## BEGIN

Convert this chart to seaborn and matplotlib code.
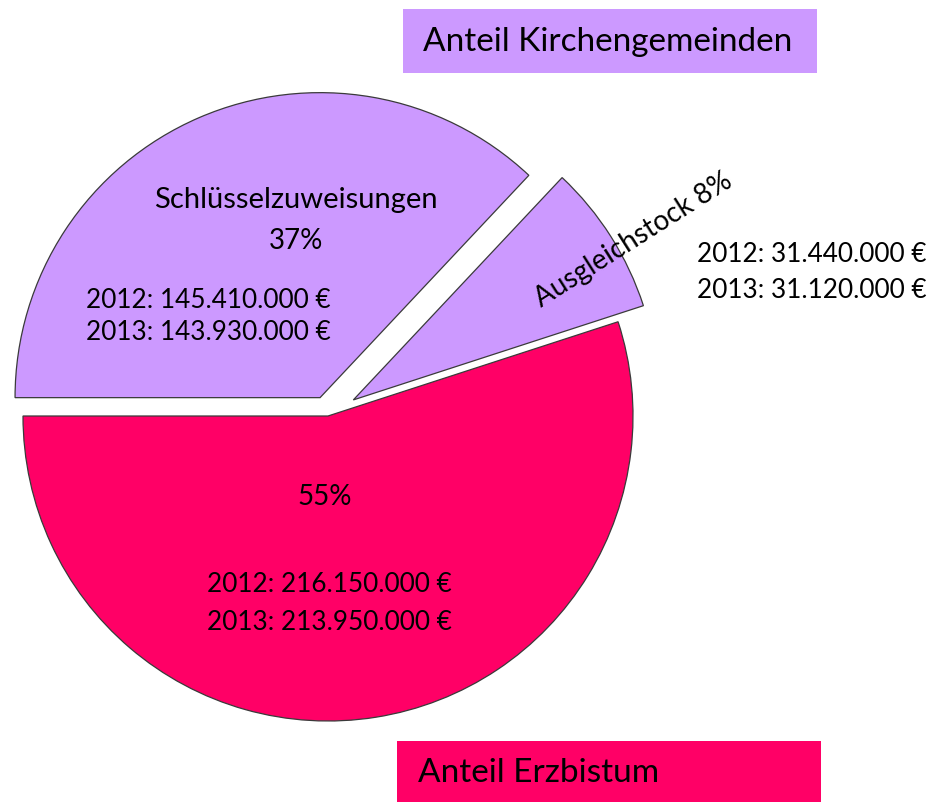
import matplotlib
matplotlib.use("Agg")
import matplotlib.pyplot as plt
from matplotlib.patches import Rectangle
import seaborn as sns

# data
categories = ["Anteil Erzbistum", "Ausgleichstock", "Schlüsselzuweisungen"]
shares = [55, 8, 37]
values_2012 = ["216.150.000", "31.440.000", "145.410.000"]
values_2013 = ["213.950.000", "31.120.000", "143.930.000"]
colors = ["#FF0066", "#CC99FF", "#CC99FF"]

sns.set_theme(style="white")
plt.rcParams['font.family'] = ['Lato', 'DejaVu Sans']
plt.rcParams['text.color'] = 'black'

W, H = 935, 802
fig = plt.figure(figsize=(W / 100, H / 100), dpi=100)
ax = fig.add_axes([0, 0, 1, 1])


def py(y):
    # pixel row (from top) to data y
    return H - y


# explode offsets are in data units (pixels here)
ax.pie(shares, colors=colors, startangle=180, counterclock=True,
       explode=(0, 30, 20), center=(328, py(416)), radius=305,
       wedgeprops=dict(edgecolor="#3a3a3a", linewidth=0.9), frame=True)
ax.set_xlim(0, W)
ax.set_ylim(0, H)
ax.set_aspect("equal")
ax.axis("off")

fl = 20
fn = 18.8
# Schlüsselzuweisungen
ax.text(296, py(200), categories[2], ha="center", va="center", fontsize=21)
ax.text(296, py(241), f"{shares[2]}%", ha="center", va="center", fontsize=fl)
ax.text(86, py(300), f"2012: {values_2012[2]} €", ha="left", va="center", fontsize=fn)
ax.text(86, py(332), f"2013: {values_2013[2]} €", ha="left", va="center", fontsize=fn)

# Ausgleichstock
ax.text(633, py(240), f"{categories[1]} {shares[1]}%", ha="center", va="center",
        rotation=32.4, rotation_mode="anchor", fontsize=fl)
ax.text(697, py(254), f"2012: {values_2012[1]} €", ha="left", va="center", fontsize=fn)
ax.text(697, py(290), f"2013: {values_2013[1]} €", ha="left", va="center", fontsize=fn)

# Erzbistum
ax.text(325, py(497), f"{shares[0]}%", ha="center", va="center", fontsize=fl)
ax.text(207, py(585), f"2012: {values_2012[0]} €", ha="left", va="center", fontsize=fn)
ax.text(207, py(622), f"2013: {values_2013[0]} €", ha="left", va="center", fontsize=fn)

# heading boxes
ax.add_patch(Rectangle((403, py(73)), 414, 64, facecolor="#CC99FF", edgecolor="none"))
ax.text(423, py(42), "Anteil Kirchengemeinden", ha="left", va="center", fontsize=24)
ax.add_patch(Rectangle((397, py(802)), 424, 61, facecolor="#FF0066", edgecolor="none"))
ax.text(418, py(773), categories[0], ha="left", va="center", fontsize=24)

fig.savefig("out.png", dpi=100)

## END

Do this >> Output the data exactly. Pictures don't belong in the result.

Complete response >>
Convert this chart to seaborn and matplotlib code.
import matplotlib
matplotlib.use("Agg")
import matplotlib.pyplot as plt
from matplotlib.patches import Rectangle
import seaborn as sns

# data
categories = ["Anteil Erzbistum", "Ausgleichstock", "Schlüsselzuweisungen"]
shares = [55, 8, 37]
values_2012 = ["216.150.000", "31.440.000", "145.410.000"]
values_2013 = ["213.950.000", "31.120.000", "143.930.000"]
colors = ["#FF0066", "#CC99FF", "#CC99FF"]

sns.set_theme(style="white")
plt.rcParams['font.family'] = ['Lato', 'DejaVu Sans']
plt.rcParams['text.color'] = 'black'

W, H = 935, 802
fig = plt.figure(figsize=(W / 100, H / 100), dpi=100)
ax = fig.add_axes([0, 0, 1, 1])


def py(y):
    # pixel row (from top) to data y
    return H - y


# explode offsets are in data units (pixels here)
ax.pie(shares, colors=colors, startangle=180, counterclock=True,
       explode=(0, 30, 20), center=(328, py(416)), radius=305,
       wedgeprops=dict(edgecolor="#3a3a3a", linewidth=0.9), frame=True)
ax.set_xlim(0, W)
ax.set_ylim(0, H)
ax.set_aspect("equal")
ax.axis("off")

fl = 20
fn = 18.8
# Schlüsselzuweisungen
ax.text(296, py(200), categories[2], ha="center", va="center", fontsize=21)
ax.text(296, py(241), f"{shares[2]}%", ha="center", va="center", fontsize=fl)
ax.text(86, py(300), f"2012: {values_2012[2]} €", ha="left", va="center", fontsize=fn)
ax.text(86, py(332), f"2013: {values_2013[2]} €", ha="left", va="center", fontsize=fn)

# Ausgleichstock
ax.text(633, py(240), f"{categories[1]} {shares[1]}%", ha="center", va="center",
        rotation=32.4, rotation_mode="anchor", fontsize=fl)
ax.text(697, py(254), f"2012: {values_2012[1]} €", ha="left", va="center", fontsize=fn)
ax.text(697, py(290), f"2013: {values_2013[1]} €", ha="left", va="center", fontsize=fn)

# Erzbistum
ax.text(325, py(497), f"{shares[0]}%", ha="center", va="center", fontsize=fl)
ax.text(207, py(585), f"2012: {values_2012[0]} €", ha="left", va="center", fontsize=fn)
ax.text(207, py(622), f"2013: {values_2013[0]} €", ha="left", va="center", fontsize=fn)

# heading boxes
ax.add_patch(Rectangle((403, py(73)), 414, 64, facecolor="#CC99FF", edgecolor="none"))
ax.text(423, py(42), "Anteil Kirchengemeinden", ha="left", va="center", fontsize=24)
ax.add_patch(Rectangle((397, py(802)), 424, 61, facecolor="#FF0066", edgecolor="none"))
ax.text(418, py(773), categories[0], ha="left", va="center", fontsize=24)

fig.savefig("out.png", dpi=100)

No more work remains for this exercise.